Leahy: Talking about…
Carmichael: John Anderson. He was like a little bottle rocket. He popped up in the air and then he collapsed. Now there was in one debate in Illinois, which is his home state and all of the Republicans who were running were on the stage. And Reagan, according to this book, kind of was above it all. He let the others argue amongst themselves.
John Anderson would not say that he would support the Republican nominee. That nominee was not him and would not say that he would do it. But he wasn’t strong about it he was just kind of mealy-mouthed about it. Apparently now the moderator brought Reagan into it and said and said, what do you say about this?
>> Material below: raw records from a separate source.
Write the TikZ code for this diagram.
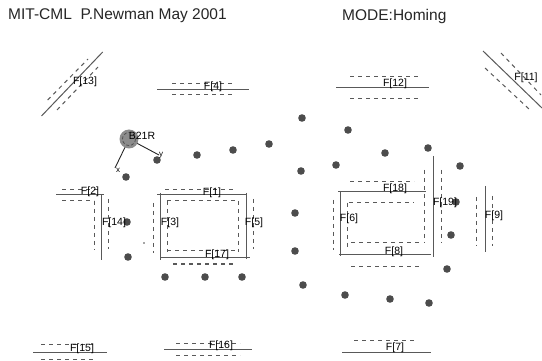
\documentclass[tikz,border=0pt]{standalone}
\usepackage{fontspec}
\setmainfont{Liberation Sans}
\begin{document}
\begin{tikzpicture}[x=1pt,y=-1pt,
  wall/.style={draw=black!65,line width=1pt},
  band/.style={draw=black!65,line width=1pt,dash pattern=on 4pt off 4pt},
  lbl/.style={font=\fontsize{10.5}{11}\selectfont,text=black,inner sep=0pt},
  tiny/.style={font=\fontsize{8}{9}\selectfont,text=black,inner sep=0pt},
  head/.style={font=\fontsize{15.5}{16}\selectfont,text=black!85,inner sep=0pt,anchor=west}]
\useasboundingbox (0,0) rectangle (542,361);
\fill[white] (0,0) rectangle (542,361);
\node[head] (t1) at (8,16) {MIT-CML\ \ P.Newman May 2001};
\node[head] (t2) at (342,16) {MODE:Homing};
% landmarks
\foreach \x/\y in {157/160,126/177,197/155,233/150,269/144,302/118,348/130,385/153,428/148,460/166,336/165,301/171,127/222,128/257,165/277,205/277,242/277,456/202,451/235,447/269,429/303,390/299,345/295,303/285,295/251,295/213}
  \fill[black!70] (\x,\y) circle (3.8);
% vehicle
\coordinate (veh) at (129,139);
\coordinate (vx) at (115,168);
\coordinate (vy) at (159,155);
\draw[black!85,line width=0.9pt] (veh) -- (vx);
\draw[black!85,line width=0.9pt] (veh) -- (vy);
\fill[black!45] (veh) circle (9.5);
\draw[black!70,densely dashed,line width=0.7pt] (veh) circle (6.5);
\fill[black!70] (144,243) circle (0.8);
% walls
\draw[wall] (41.5,116) -- (102.7,52);
\draw[band] (47.7,100) -- (88,59);
\draw[band] (57,110) -- (98,67);
\draw[wall] (157,90) -- (249,90);
\draw[band] (172,84) -- (234,84);
\draw[band] (172,95) -- (234,95);
\draw[wall] (336,88) -- (429,88);
\draw[band] (350,77) -- (419,77);
\draw[band] (350,99) -- (419,99);
\draw[wall] (483,51) -- (542,108);
\draw[band] (501,53) -- (541,95);
\draw[band] (485,68) -- (529,109);
\draw[wall] (56,195) -- (104,195);
\draw[band] (62,190) -- (100,190);
\draw[band] (62,201) -- (94,201);
\draw[wall] (101,195) -- (101,260);
\draw[band] (94,201) -- (94,250);
\draw[band] (108,199) -- (108,249);
\draw[wall] (157,195) -- (247,195);
\draw[band] (165,190) -- (234,190);
\draw[band] (167,201) -- (238,201);
\draw[wall] (160,193) -- (160,260);
\draw[band] (153,203) -- (153,253);
\draw[band] (167,201) -- (167,252);
\draw[wall] (246,193) -- (246,259);
\draw[band] (238,201) -- (238,252);
\draw[band] (253,199) -- (253,249);
\draw[wall] (160,258) -- (250,258);
\draw[band] (167,251) -- (237,251);
\draw[band] (173,264) -- (236,264);
\draw[wall] (33,352) -- (107,352);
\draw[band] (41,344) -- (95,344);
\draw[band] (41,359) -- (93,359);
\draw[wall] (164,349) -- (252,349);
\draw[band] (176,343) -- (240,343);
\draw[band] (176,355) -- (240,355);
\draw[wall] (338,192) -- (426,192);
\draw[band] (350,182) -- (414,182);
\draw[band] (349,203) -- (414,203);
\draw[wall] (340,192) -- (340,256);
\draw[band] (333,200) -- (333,250);
\draw[band] (347,203) -- (347,250);
\draw[wall] (339,255) -- (431,255);
\draw[band] (351,243) -- (419,243);
\draw[band] (351,266) -- (419,266);
\draw[wall] (433,156) -- (433,257);
\draw[band] (424,170) -- (424,243);
\draw[band] (441,170) -- (441,243);
\draw[wall] (485,186) -- (485,252);
\draw[band] (476,197) -- (476,246);
\draw[band] (492,196) -- (492,246);
\draw[wall] (342,352) -- (431,352);
\draw[band] (354,340) -- (417,340);
% labels
\node[lbl] (f13) at (85,82) {F[13]};
\node[lbl] (f4) at (213,87) {F[4]};
\node[lbl] (f12) at (395,84) {F[12]};
\node[lbl] (f11) at (526,78) {F[11]};
\node[lbl] (b21r) at (142,136) {B21R};
\node[tiny] (lx) at (118,170) {x};
\node[tiny] (ly) at (161,155) {y};
\node[lbl] (f2) at (90,192) {F[2]};
\node[lbl] (f14) at (114,223) {F[14]};
\node[lbl] (f1) at (212,193) {F[1]};
\node[lbl] (f3) at (170,223) {F[3]};
\node[lbl] (f5) at (254,223) {F[5]};
\node[lbl] (f17) at (217,255) {F[17]};
\node[lbl] (f15) at (82,349) {F[15]};
\node[lbl] (f16) at (221,346) {F[16]};
\node[lbl] (f18) at (395,189) {F[18]};
\node[lbl] (f6) at (349,219) {F[6]};
\node[lbl] (f8) at (394,252) {F[8]};
\node[lbl] (f19) at (445,203) {F[19]};
\node[lbl] (f9) at (494,216) {F[9]};
\node[lbl] (f7) at (395,348) {F[7]};
\end{tikzpicture}
\end{document}
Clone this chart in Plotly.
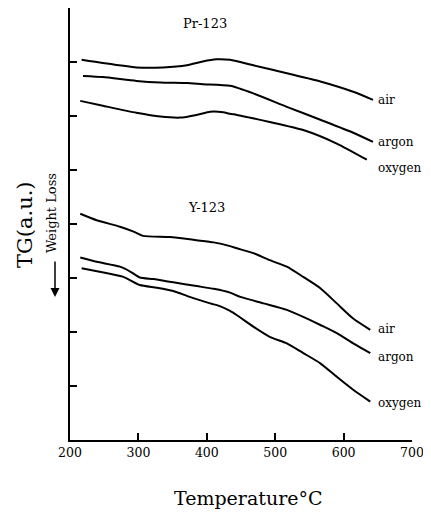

And he looked, he said, well, he said, John, are you telling me that you would vote for Teddy Kennedy instead of me? And John Anderson apparently started laughing and patted Reagan on the knee. And that was the end of the debate. Reagan had won. It’s things like that that are just so fascinating.
Leahy: And by the way, John Anderson ended up running as an independent in that year and was a non-factor.
Carmichael: Was a non-factor. But the point is, is the press if the press doesn’t like somebody in the press didn’t like Trump, and the press didn’t like Reagan, so they will do everything that they can and they don’t do it on purpose. It’s because of their nature.
Leahy: Their nature is the far left.
Carmichael: Yes. And they will look for some reason to say that this conservative is a bad guy, and nobody is going to vote for him, and he can’t possibly win.